Using AI for Translation Without Sacrificing SEO Quality
Current AI translation tools produce serviceable first drafts faster than human translation alone, but carry a risk practitioners call semantic drift: the translated text is technically accurate but uses terminology that does not match how people in that market actually search.
A Human-in-the-loop Workflow
Use an AI tool for the initial translation pass, then apply local keyword research to identify where the output has drifted from real search vocabulary. A native-speaking reviewer with SEO awareness edits for both cultural accuracy and keyword alignment before publication. This is meaningfully faster than full human translation and meaningfully more accurate than unreviewed machine output.

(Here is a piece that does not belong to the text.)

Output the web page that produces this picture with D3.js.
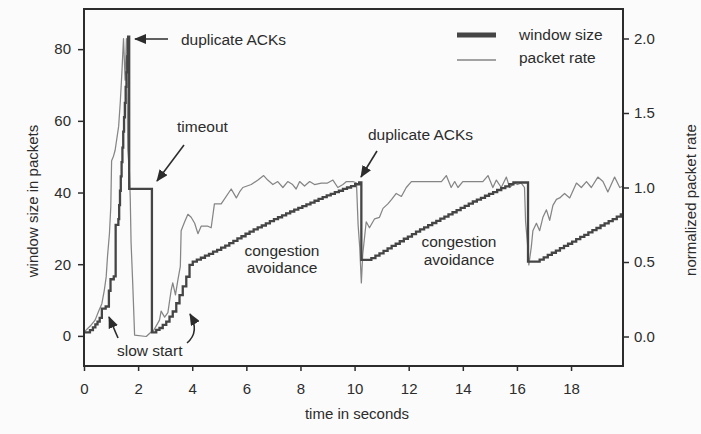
<!DOCTYPE html>
<html><head><meta charset="utf-8">
<script src="https://cdn.jsdelivr.net/npm/d3@7"></script>
<style>
html,body{margin:0;padding:0;background:#fbfbfb;}
svg{display:block;font-family:"Liberation Sans",Arial,Helvetica,sans-serif;}
</style></head><body>
<svg id="chart" width="701" height="434"></svg>
<script>
// ---- data ----
const xTicks = [0, 2, 4, 6, 8, 10, 12, 14, 16, 18];
const leftTicks = [0, 20, 40, 60, 80];
const rightTicks = [0.0, 0.5, 1.0, 1.5, 2.0];
const seriesNames = ["window size", "packet rate"];

// window size in packets (step series)
const windowTime = [
  0.00, 0.22, 0.33, 0.42, 0.50, 0.58, 0.66, 0.80, 0.92, 0.98, 1.10, 1.17, 1.27,
  1.30, 1.33, 1.36, 1.39, 1.42, 1.45, 1.48, 1.51, 1.54, 1.57, 1.60, 1.63, 1.67,
  2.51, 2.67, 2.79, 2.91, 3.04, 3.16, 3.28, 3.41, 3.53, 3.65, 3.78, 3.90,
  4.02, 4.17, 4.32, 4.47, 4.62, 4.77, 4.92, 5.07, 5.22, 5.37, 5.52, 5.67, 5.82, 5.97,
  6.12, 6.27, 6.42, 6.57, 6.72, 6.87, 7.02, 7.17, 7.32, 7.47, 7.62, 7.77, 7.92,
  8.07, 8.22, 8.37, 8.52, 8.67, 8.82, 8.97, 9.12, 9.27, 9.42, 9.57, 9.72, 9.87,
  10.02, 10.17, 10.25,
  10.62, 10.77, 10.92, 11.07, 11.22, 11.37, 11.52, 11.67, 11.82, 11.97, 12.12, 12.27,
  12.42, 12.57, 12.72, 12.87, 13.02, 13.17, 13.32, 13.47, 13.62, 13.77, 13.92, 14.07,
  14.22, 14.37, 14.52, 14.67, 14.82, 14.97, 15.12, 15.27, 15.42, 15.57, 15.72, 15.87,
  16.41,
  16.84, 16.99, 17.14, 17.29, 17.44, 17.59, 17.74, 17.89, 18.04, 18.19, 18.34, 18.49,
  18.64, 18.79, 18.94, 19.09, 19.24, 19.39, 19.54, 19.69, 19.84, 19.92
];
const windowSize = [
  1.0, 1.6, 2.4, 3.2, 4.0, 5.0, 7.6, 8.2, 12.6, 15.8, 16.6, 31.0, 32.6,
  36.5, 40.5, 44.5, 48.5, 52.5, 57.0, 61.0, 65.0, 69.5, 73.5, 78.0, 83.5, 41.0,
  1.0, 1.7, 2.2, 3.1, 4.0, 5.4, 6.8, 9.1, 11.4, 13.8, 16.5, 19.8,
  20.7, 21.3, 21.8, 22.4, 22.9, 23.5, 24.0, 24.6, 25.2, 25.9, 26.5, 27.2, 27.8, 28.5,
  29.1, 29.7, 30.3, 30.8, 31.4, 32.0, 32.6, 33.1, 33.6, 34.2, 34.7, 35.2, 35.7,
  36.2, 36.7, 37.2, 37.7, 38.2, 38.7, 39.2, 39.6, 40.1, 40.5, 41.0, 41.4, 41.8,
  42.3, 42.8, 21.2,
  21.7, 22.4, 23.0, 23.7, 24.4, 25.1, 25.7, 26.4, 27.1, 27.7, 28.4, 29.1,
  29.7, 30.3, 30.9, 31.5, 32.1, 32.7, 33.3, 33.9, 34.5, 35.1, 35.7, 36.3,
  36.9, 37.5, 38.0, 38.5, 39.1, 39.6, 40.1, 40.7, 41.2, 41.7, 42.3, 42.8,
  20.7,
  21.3, 21.9, 22.6, 23.2, 23.8, 24.5, 25.1, 25.7, 26.3, 27.0, 27.6, 28.2,
  28.9, 29.5, 30.1, 30.8, 31.4, 32.0, 32.6, 33.3, 33.9, 33.9
];

// normalized packet rate
const rateTime = [
  0.00, 0.23, 0.41, 0.54, 0.66, 0.75, 0.82, 0.87, 0.94, 0.99, 1.02, 1.09, 1.15, 1.28,
  1.34, 1.40, 1.46, 1.52, 1.57, 1.62, 1.68, 1.71, 1.74, 1.80, 1.87, 2.30, 2.48,
  2.54, 2.79, 2.85, 2.98, 3.10, 3.22, 3.28, 3.38, 3.47, 3.56, 3.59, 3.72, 3.84, 3.96,
  4.09, 4.21, 4.33, 4.58, 4.70, 4.82, 5.07, 5.44, 5.63, 5.75, 5.87, 6.18, 6.43, 6.64,
  6.79, 6.98, 7.16, 7.35, 7.53, 7.71, 7.84, 7.97, 8.15, 8.34, 8.52, 8.77, 9.00, 9.20,
  9.38, 9.57, 9.70, 9.94, 10.07, 10.13, 10.19, 10.25, 10.30, 10.43, 10.55, 10.74,
  10.92, 11.05, 11.23, 11.37, 11.54, 11.73, 11.91, 12.10, 12.28, 12.50, 12.72, 12.95,
  13.21, 13.39, 13.57, 13.70, 13.82, 14.00, 14.25, 14.50, 14.74, 14.93, 15.11, 15.24,
  15.42, 15.61, 15.73, 15.91, 16.02, 16.16, 16.28, 16.32, 16.41, 16.44, 16.53, 16.59,
  16.72, 16.84, 16.96, 17.09, 17.21, 17.33, 17.46, 17.58, 17.76, 17.95, 18.20, 18.38,
  18.57, 18.75, 18.99, 19.18, 19.36, 19.61, 19.80, 19.92
];
const rateValue = [
  0.03, 0.07, 0.11, 0.17, 0.22, 0.31, 0.40, 0.54, 0.69, 0.87, 1.18, 1.21, 1.25, 1.41,
  1.57, 1.77, 2.00, 1.72, 2.00, 1.25, 1.10, 0.92, 0.63, 0.36, 0.01, 0.00, 0.03,
  0.03, 0.11, 0.17, 0.13, 0.16, 0.31, 0.36, 0.28, 0.38, 0.47, 0.71, 0.77, 0.82, 0.80,
  0.76, 0.69, 0.74, 0.74, 0.73, 0.89, 0.89, 0.99, 0.93, 0.97, 1.00, 1.02, 1.05, 1.08,
  1.05, 1.02, 1.04, 1.00, 1.04, 1.02, 0.99, 1.04, 1.01, 1.04, 1.02, 1.03, 1.03, 1.05,
  1.00, 1.02, 1.04, 1.04, 1.03, 0.75, 0.60, 0.36, 0.55, 0.77, 0.73, 0.79,
  0.80, 0.86, 0.89, 0.92, 0.96, 0.94, 1.00, 1.04, 1.04, 1.04, 1.04, 1.04,
  1.04, 1.08, 1.00, 1.04, 1.00, 1.04, 1.04, 1.04, 1.04, 1.08, 1.00, 1.05,
  1.00, 1.07, 1.00, 1.03, 1.02, 1.03, 1.00, 0.77, 0.58, 0.48, 0.60, 0.71,
  0.76, 0.71, 0.80, 0.85, 0.78, 0.88, 0.92, 0.93, 0.96, 0.93, 1.03, 1.00,
  1.04, 1.00, 1.07, 1.04, 0.97, 1.07, 1.00, 1.01
];

// ---- layout ----
const W = 701, H = 434;
const L = 84, R = 623, T = 9, B = 366;
const ink = "#2c2c2c", dark = "#454545", light = "#858585";

const svg = d3.select("#chart");
svg.append("rect").attr("width", W).attr("height", H).attr("fill", "#fbfbfb");

const x = d3.scaleLinear().domain([0, 19.92]).range([L, R]);
const yL = d3.scaleLinear().domain([-8.4, 91.2]).range([B, T]);
const yR = d3.scaleLinear().domain([-0.198, 2.198]).range([B, T]);

svg.append("defs").append("clipPath").attr("id", "clip")
  .append("rect").attr("x", L).attr("y", T).attr("width", R - L).attr("height", B - T);

// lines
const windowData = windowTime.map((t, i) => [t, windowSize[i]]);
const rateData = rateTime.map((t, i) => [t, rateValue[i]]);

const gLines = svg.append("g").attr("clip-path", "url(#clip)");
gLines.append("path").datum(rateData)
  .attr("fill", "none").attr("stroke", light).attr("stroke-width", 1.25)
  .attr("stroke-linejoin", "round")
  .attr("d", d3.line().x(d => x(d[0])).y(d => yR(d[1])));
gLines.append("path").datum(windowData)
  .attr("fill", "none").attr("stroke", dark).attr("stroke-width", 2.3)
  .attr("d", d3.line().curve(d3.curveStepAfter).x(d => x(d[0])).y(d => yL(d[1])));

// frame
svg.append("rect").attr("x", L).attr("y", T).attr("width", R - L).attr("height", B - T)
  .attr("fill", "none").attr("stroke", ink).attr("stroke-width", 2);

function styleAxis(g) {
  g.select(".domain").remove();
  g.selectAll(".tick line").attr("stroke", ink).attr("stroke-width", 1.5);
  g.selectAll(".tick text").attr("fill", ink).attr("font-size", 15)
    .attr("font-family", "'Liberation Sans', Arial, sans-serif");
}
svg.append("g").attr("transform", `translate(0,${B})`)
  .call(d3.axisBottom(x).tickValues(xTicks).tickSize(5).tickPadding(12).tickFormat(d3.format("d")))
  .call(styleAxis);
svg.append("g").attr("transform", `translate(${L},0)`)
  .call(d3.axisLeft(yL).tickValues(leftTicks).tickSize(6).tickPadding(7))
  .call(styleAxis);
svg.append("g").attr("transform", `translate(${R},0)`)
  .call(d3.axisRight(yR).tickValues(rightTicks).tickSize(6).tickPadding(5).tickFormat(d3.format(".1f")))
  .call(styleAxis);

// axis titles
const font = 15, afont = 15.5;
svg.append("text").attr("x", 357).attr("y", 419).attr("text-anchor", "middle")
  .attr("font-size", font).attr("fill", ink).text("time in seconds");
svg.append("text").attr("transform", "translate(38,201) rotate(-90)").attr("text-anchor", "middle")
  .attr("font-size", font).attr("fill", ink).text("window size in packets");
svg.append("text").attr("transform", "translate(696,200) rotate(-90)").attr("text-anchor", "middle")
  .attr("font-size", font).attr("fill", ink).text("normalized packet rate");

// legend
svg.append("line").attr("x1", 457).attr("x2", 496).attr("y1", 35).attr("y2", 35)
  .attr("stroke", dark).attr("stroke-width", 5);
svg.append("line").attr("x1", 457).attr("x2", 496).attr("y1", 60).attr("y2", 60)
  .attr("stroke", light).attr("stroke-width", 1.3);
svg.append("text").attr("x", 519).attr("y", 40).attr("font-size", afont).attr("fill", ink).text(seriesNames[0]);
svg.append("text").attr("x", 519).attr("y", 63).attr("font-size", afont).attr("fill", ink).text(seriesNames[1]);

// arrow marker
svg.select("defs").append("marker").attr("id", "head")
  .attr("viewBox", "0 0 12 10").attr("refX", 11).attr("refY", 5)
  .attr("markerWidth", 12).attr("markerHeight", 10).attr("markerUnits", "userSpaceOnUse")
  .attr("orient", "auto")
  .append("path").attr("d", "M0,0 L12,5 L0,10 Z").attr("fill", ink);

function arrow(d) {
  svg.append("path").attr("d", d).attr("fill", "none").attr("stroke", ink)
    .attr("stroke-width", 1.6).attr("marker-end", "url(#head)");
}
function label(tx, ty, s, anchor) {
  svg.append("text").attr("x", tx).attr("y", ty).attr("font-size", afont)
    .attr("fill", ink).attr("text-anchor", anchor || "start").text(s);
}

// annotations
label(181, 45, "duplicate ACKs");
arrow("M168,39 L135,39");
label(177, 132, "timeout");
arrow("M184,145 L157,181");
label(117, 356, "slow start");
arrow("M118,338 L109,317");
arrow("M187,343 Q200,332 190,314");
label(368, 140, "duplicate ACKs");
arrow("M377,151 L361,177");
label(282, 256, "congestion", "middle");
label(282, 273, "avoidance", "middle");
label(459, 247, "congestion", "middle");
label(459, 265, "avoidance", "middle");
</script>
</body></html>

What AI translation cannot replace
Legal or compliance content, certified translations, and YMYL pages (health, finance, legal) require human expertise as the primary input. Google’s quality rater guidelines specifically flag unreviewed machine-translated YMYL content as a quality concern.
Taking the Next Step
Multilingual SEO rewards businesses that treat it as a technical and editorial discipline rather than a translation project. If you are building a site for multiple language markets or auditing an existing multilingual presence, the decisions around URL structure, hreflang implementation, and keyword research in each target language are worth getting right before content production begins. ProfileTree’s web design and development services include multilingual site architecture for clients with dual-market or international reach. Talk to the team to discuss your requirements.
FAQs
These are the questions businesses most commonly ask when starting multilingual SEO work.
What is the best URL structure for multilingual SEO?
Subdirectories (example.com/fr/) work best for most SMEs because they consolidate domain authority rather than splitting it across separate domains or subdomains.
Will Google penalise my site for AI-translated content?
Not if the content is accurate, useful, and human-reviewed. Unedited machine translation that produces low-quality or misleading content does carry a quality penalty.
How many hreflang tags are too many?
There is no hard limit, but large sites with hundreds of language variants should use sitemap-based hreflang rather than embedding tags on every page to avoid bloating <head> sections.
Do I need separate hosting in each target country?
No. A CDN distributes your content globally and satisfies Google’s page speed requirements without country-specific servers.
How do I handle SEO for UK English and Irish English on the same site?
Use en-GB and en-IE hreflang tags to separate the versions. Localise commercial signals (currency, address format, regulatory language) for each, even if the body content is largely shared.
Does a language switcher affect SEO?
Only if it uses forced redirects that prevent Googlebot from crawling all versions. A clean UI switcher that allows bots to access each language version without redirection does not harm SEO.